Extrait de l’hommage rendu à Hans Scharoun

par René Gagés, le 5 février 1987

J’ai rencontré Berlin en 1956 (…).

Ville des Maîtres de l’Architecture Moderne, Berlin fut particulièrement après la guerre, la ville de Scharoun.

Evoquer Hans Scharoun, c’est évoquer un inconnu (…). En effet, comment la nature d’une œuvre aussi originale peut-elle demeurer pratiquement ignorée en France par la majorité des architectes ? Il faut attendre 1968 pour trouver dans « Architecture d’Aujourd’hui » une publication de ses principaux travaux (…).

En 1919, Gropius fonda à Weimar le Bauhaus. C’est en 1925 le BAUHAUS de Dessau pour lequel Gropius construit le célèbre bâtiment que nous connaissons (…).

Hans Scharoun demeura en marge de ce mouvement qui était également une école.

En 1930, c’est sa participation remarquée aux côtés de Gropius, Hugo Haring et d’autres à la SIEMENSTADT, la ville de Siemens (…).

En 1933, après le départ pour les Etats-Unis de Gropius, Mendelssohn, Mies Van Der Rohe et d’autres, Scharoun demeure seul à Berlin.

Il a alors 44 ans et est au seuil de sa carrière.

Comme d’autres créateurs allemands, il se trouve privé de toute possibilité de réalisation, de toute activité par le régime nazi. Reclus dans son quartier de Siemens, en solitaire, il dessine, il crée (…).

Dès la capitulation allemande en mai 1945, Scharoun fut nommé Baudirector de la ville de Berlin.

Dans la diversité des tendances, la notion d’architecture organique était en Allemagne étroitement associée à l’œuvre de Hans Scharoun et Hugo Haring. L’interprétation que donne Scharoun de l’architecture organique est non seulement différente de Wright mais surtout très personnelle (…).

Les écrits de Scharoun et surtout les conversations que j’aies eues avec lui m’éclairèrent sur sa conception des choses d’autant que nos premières rencontres remontent à l’époque de la construction de sa philharmonie de Berlin (…).

Quand il affirme que la forme d’un objet doit être trouvée dans sa substance, il refuse donc de donner une forme à priori à son architecture, de la définir de l’extérieur (…).

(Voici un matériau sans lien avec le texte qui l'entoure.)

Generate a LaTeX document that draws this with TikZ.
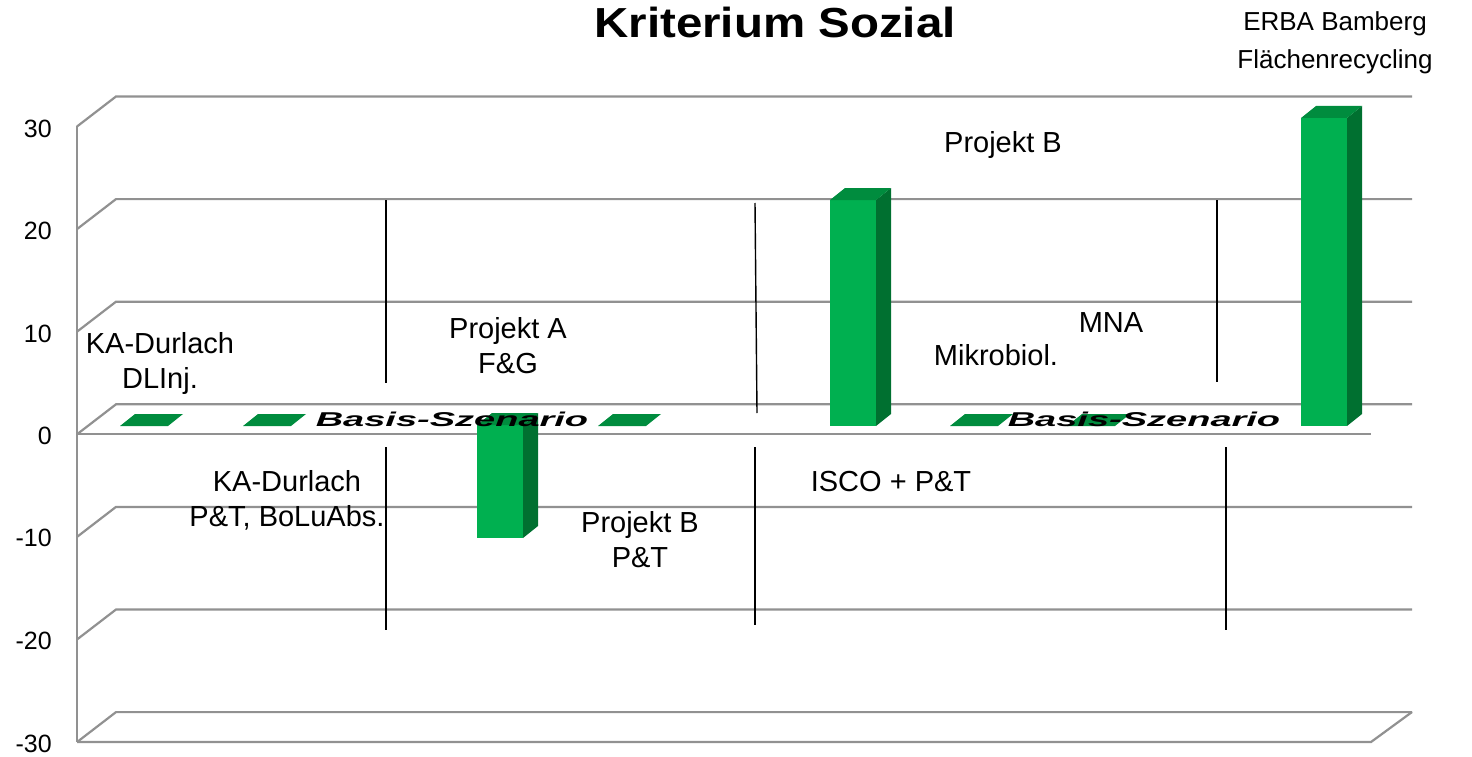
\documentclass[tikz,border=0pt]{standalone}
\usepackage{fontspec}
\setmainfont{Liberation Sans}
\definecolor{gridgray}{RGB}{145,145,145}
\definecolor{barfront}{RGB}{0,176,80}
\definecolor{barside}{RGB}{0,112,48}
\definecolor{bartop}{RGB}{0,140,62}
% a 3D column: left x of the front face, top y, bottom y
\newcommand\drawcolumn[3]{%
  \fill[barfront] (#1,#2) rectangle ({#1+46},#3);
  \fill[barside] ({#1+46},#2) -- ({#1+61},{#2-12}) -- ({#1+61},{#3-12}) -- ({#1+46},#3) -- cycle;
  \fill[bartop] (#1,#2) -- ({#1+46},#2) -- ({#1+61},{#2-12}) -- ({#1+15},{#2-12}) -- cycle;
}
% a zero-height column lying on the floor plane
\newcommand\drawflat[1]{%
  \fill[bartop] (#1,426) -- ({#1+48},426) -- ({#1+63},414) -- ({#1+15},414) -- cycle;
}
\begin{document}
\begin{tikzpicture}[x=1pt,y=-1pt,
  grid/.style={draw=gridgray,line width=2.2pt},
  sepline/.style={draw=black,line width=1.4pt},
  lbl/.style={font=\fontsize{29}{33}\selectfont,inner sep=0pt,anchor=base},
  ticklbl/.style={font=\fontsize{25}{28}\selectfont,inner sep=0pt,anchor=base east},
  basis/.style={font=\fontsize{20}{22}\selectfont\bfseries\itshape,inner sep=0pt,anchor=base,xscale=1.9},
  titlelbl/.style={font=\fontsize{42}{46}\selectfont\bfseries,inner sep=0pt,anchor=base,xscale=1.13},
  erbalbl/.style={font=\fontsize{26}{30}\selectfont,inner sep=0pt,anchor=base}]
\useasboundingbox (0,0) rectangle (1472,757);

% gridlines: left wall diagonal plus back wall line for each level
\foreach \v in {30,20,10,0,-10,-20,-30} {
  \pgfmathsetmacro\fy{434.3-10.26*\v}
  \draw[grid] (77,\fy) -- (116,{\fy-30}) -- (1412,{\fy-30});
}
% vertical axis, zero line and floor edge
\draw[grid] (77,126.5) -- (77,742);
\draw[grid] (77,434.3) -- (1371,434.3);
\draw[grid] (77,742) -- (1371,742) -- (1412,712);

% tick labels
\node[ticklbl] (t30) at (52,138) {30};
\node[ticklbl] (t20) at (52,239) {20};
\node[ticklbl] (t10) at (52,342) {10};
\node[ticklbl] (t0) at (52,444) {0};
\node[ticklbl] (tm10) at (52,546) {-10};
\node[ticklbl] (tm20) at (52,649) {-20};
\node[ticklbl] (tm30) at (52,752) {-30};

% columns
\drawflat{120}
\drawflat{243}
\drawcolumn{477}{425}{538}
\drawflat{598}
\drawcolumn{830}{200}{426}
\drawflat{950}
\drawflat{1067}
\drawcolumn{1301}{118}{426}

% baseline scenario labels
\node[basis] (basisA) at (452,426) {Basis-Szenario};
\node[basis] (basisB) at (1144,426) {Basis-Szenario};

% group separators
\draw[sepline] (386,200) -- (386,383);
\draw[sepline] (386,447) -- (386,630);
\draw[sepline] (755,203) -- (757,413);
\draw[sepline] (755,447) -- (755,625);
\draw[sepline] (1217,200) -- (1217,382);
\draw[sepline] (1226,447) -- (1226,630);

% title
\node[titlelbl] (title) at (775,38) {Kriterium Sozial};
\node[erbalbl] (erba1) at (1335,31) {ERBA Bamberg};
\node[erbalbl] (erba2) at (1335,69) {Flächenrecycling};

% category labels
\node[lbl] (kad1) at (160,353) {KA-Durlach};
\node[lbl] (kad2) at (160,388) {DLInj.};
\node[lbl] (pa1) at (508,338) {Projekt A};
\node[lbl] (pa2) at (508,373) {F\&G};
\node[lbl] (pbt) at (1003,153) {Projekt B};
\node[lbl] (mna) at (1111,332) {MNA};
\node[lbl] (mik) at (996,365) {Mikrobiol.};
\node[lbl] (kap1) at (287,491) {KA-Durlach};
\node[lbl] (kap2) at (287,526) {P\&T, BoLuAbs.};
\node[lbl] (pb1) at (640,532) {Projekt B};
\node[lbl] (pb2) at (640,567) {P\&T};
\node[lbl] (isco) at (891,491) {ISCO + P\&T};
\end{tikzpicture}
\end{document}
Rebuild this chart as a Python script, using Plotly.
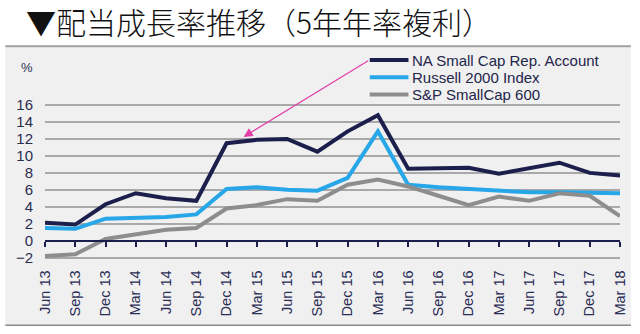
import plotly.graph_objects as go

categories = ["Jun 13", "Sep 13", "Dec 13", "Mar 14", "Jun 14", "Sep 14", "Dec 14", "Mar 15",
              "Jun 15", "Sep 15", "Dec 15", "Mar 16", "Jun 16", "Sep 16", "Dec 16", "Mar 17",
              "Jun 17", "Sep 17", "Dec 17", "Mar 18"]
na_small_cap = [2.1, 1.9, 4.3, 5.6, 5.0, 4.7, 11.5, 11.9, 12.0, 10.5, 12.9, 14.8,
                8.5, 8.6, 8.6, 7.9, 8.6, 9.2, 8.0, 7.7]
russell_2000 = [1.5, 1.4, 2.6, 2.7, 2.8, 3.1, 6.1, 6.3, 6.0, 5.9, 7.4, 12.9,
                6.6, 6.3, 6.1, 5.9, 5.7, 5.7, 5.7, 5.6]
sp_600 = [-1.8, -1.6, 0.2, 0.8, 1.3, 1.5, 3.8, 4.2, 4.9, 4.7, 6.6, 7.2,
          6.4, 5.3, 4.2, 5.2, 4.7, 5.6, 5.3, 2.9]
y_ticks = [-2, 0, 2, 4, 6, 8, 10, 12, 14, 16]
series_names = ["NA Small Cap Rep. Account", "Russell 2000 Index", "S&P SmallCap 600"]
title_text = "▼配当成長率推移（5年年率複利）"

W, H = 640, 334
L, R, T, B = 45, 16, 100, 72.5
PW, PH = W - L - R, H - T - B
y_range = [-2.4, 16.6]
zero_pos = (0 - y_range[0]) / (y_range[1] - y_range[0])


def px(x):
    return (x - L) / PW


def py(y):
    return (H - B - y) / PH


fig = go.Figure()
colors = ["#1c1f4c", "#27a7e7", "#8d8d8d"]
for name, vals, c in zip(series_names, [na_small_cap, russell_2000, sp_600], colors):
    fig.add_trace(go.Scatter(x=categories, y=vals, name=name, mode="lines",
                             line=dict(color=c, width=4), hoverinfo="skip",
                             showlegend=False))

font = "Liberation Sans, Arial, sans-serif"
fig.update_layout(
    width=W, height=H,
    margin=dict(l=L, r=R, t=T, b=B),
    paper_bgcolor="white",
    plot_bgcolor="rgba(0,0,0,0)",
    font=dict(family=font, color="#2a2d52"),
    xaxis=dict(type="category", range=[0, len(categories) - 1],
               anchor="free", position=zero_pos,
               showline=True, linecolor="#1c1f4c", linewidth=2,
               ticks="outside", ticklen=5, tickwidth=1.5, tickcolor="#1c1f4c",
               tickangle=-90, tickfont=dict(size=14.5, color="#2a2d55"),
               ticklabelstandoff=18, showgrid=False, zeroline=False),
    yaxis=dict(range=y_range, tickvals=y_ticks, showgrid=True,
               gridcolor="#a9a9a9", gridwidth=1.5, zeroline=False,
               tickfont=dict(size=15, color="#2a2d52"), ticks="",
               ticklabelstandoff=11),
)

# panel background and borders
fig.add_shape(type="rect", xref="paper", yref="paper", layer="below",
              x0=px(5), x1=px(635), y0=py(326), y1=py(47),
              fillcolor="#f0f0f0", line=dict(width=0))
fig.add_shape(type="line", xref="paper", yref="paper",
              x0=px(5), x1=px(635), y0=py(46), y1=py(46),
              line=dict(color="#a0a0a0", width=2))
fig.add_shape(type="line", xref="paper", yref="paper",
              x0=px(5), x1=px(635), y0=py(326), y1=py(326),
              line=dict(color="#8a8a8a", width=1.5))

# legend (manual)
for i, (name, c) in enumerate(zip(series_names, colors)):
    yy = 60 + i * 17.3
    fig.add_shape(type="line", xref="paper", yref="paper",
                  x0=px(372), x1=px(411), y0=py(yy), y1=py(yy),
                  line=dict(color=c, width=4))
    fig.add_annotation(text=name, xref="paper", yref="paper",
                       x=px(413), y=py(yy), xanchor="left", yanchor="middle",
                       showarrow=False,
                       font=dict(size=15, color="#23254a", family=font))

# title
fig.add_annotation(text=title_text, xref="paper", yref="paper",
                   x=px(24), y=py(21), xanchor="left", yanchor="middle",
                   showarrow=False,
                   font=dict(size=30, color="#111111", family="Noto Sans CJK JP",
                             weight=300))
# percent label
fig.add_annotation(text="%", xref="paper", yref="paper",
                   x=px(27), y=py(67), xanchor="center", yanchor="middle",
                   showarrow=False,
                   font=dict(size=13, color="#2a2d52", family=font))
# pink arrow
fig.add_annotation(text="", xref="paper", yref="paper",
                   x=px(245), y=py(137),
                   ax=126, ay=-77, axref="pixel", ayref="pixel",
                   showarrow=True, arrowhead=2, arrowsize=1.5, arrowwidth=1.2,
                   arrowcolor="#e23fa8")

fig.write_html("out.html")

La philharmonie de Berlin, cette œuvre qui l’a fait connaître du grand public, exprime magistralement sa conception des choses. Avec la philharmonie, Scharoun avait deux soucis. Le premier, faire disparaître la barrière traditionnelle entre musiciens et auditeurs-spectateurs. Le second, obtenir une qualité unique de place.

Ces deux principes simples et évidents vont dicter tout un ensemble de choix architecturaux qui font l’originalité de cette œuvre (…). 2 200 auditeurs-spectateurs sont disposés en unités d’écoute réparties tout autour de l’orchestre sur des plans situés à des niveaux différents. L’orchestre focalise l’attention, mais l’espace qu’il occupe est dégagé de toutes références symbolique. Ceci conduit Scharoun à limiter autour de 300, le nombre d’auditeurs-spectateurs par unité d’écoute. L’emplacement de la scène, la configuration de la salle et le traitement très élaboré du plafond conçu comme une toile de tente rigide ont permis d’obtenir cette remarquable qualité acoustique reconnue et pratiquement semblable pour tous les spectateurs (..

Avec la philharmonie, Scharoun a fait autre chose qu’une excellente salle de concerts. Si l’orchestre en est l’élément principal du point de vue optique – s’il est au centre de l’équilibre, au centre de gravité de l’espace, il n’est pas au centre géométrique de la salle. Là on touche à l’essentiel de sa pensée, c’est-à-dire le dynamisme de l’espace intérieur. Alors tout devient mouvement. Cette dynamique détermine la configuration interne et externe de la salle et de

l’ensemble de la philharmonie (…). Les accès à cette salle, les circulations sont pour Scharoun, comme dans la plupart de ses réalisations, l’occasion de mettre en œuvre la grande maîtrise qu’il a des espaces.

Voilà pourquoi la philharmonie n’est pas un objet, ni une organisation savante mais un « organisme » dans le sens d’organisme vivant. Sa forme n’est pas figée, on peut aisément greffer des organes sans que l’ensemble se détruise (…).

Malgré cela il demeure en marge du monde. Est-ce le trait de parenté avec Wright ? Après la première guerre mondiale Wright était a un tel point isolé aux Etats-Unis qu’il était bienséant de ne pas citer son nom « comme le faisait remarquer en 1919 Bruno Taut l

Est-ce là le destin de Hans Scharoun ?

Le destin de cet homme qui fut et demeure le solitaire, hors des Ecoles.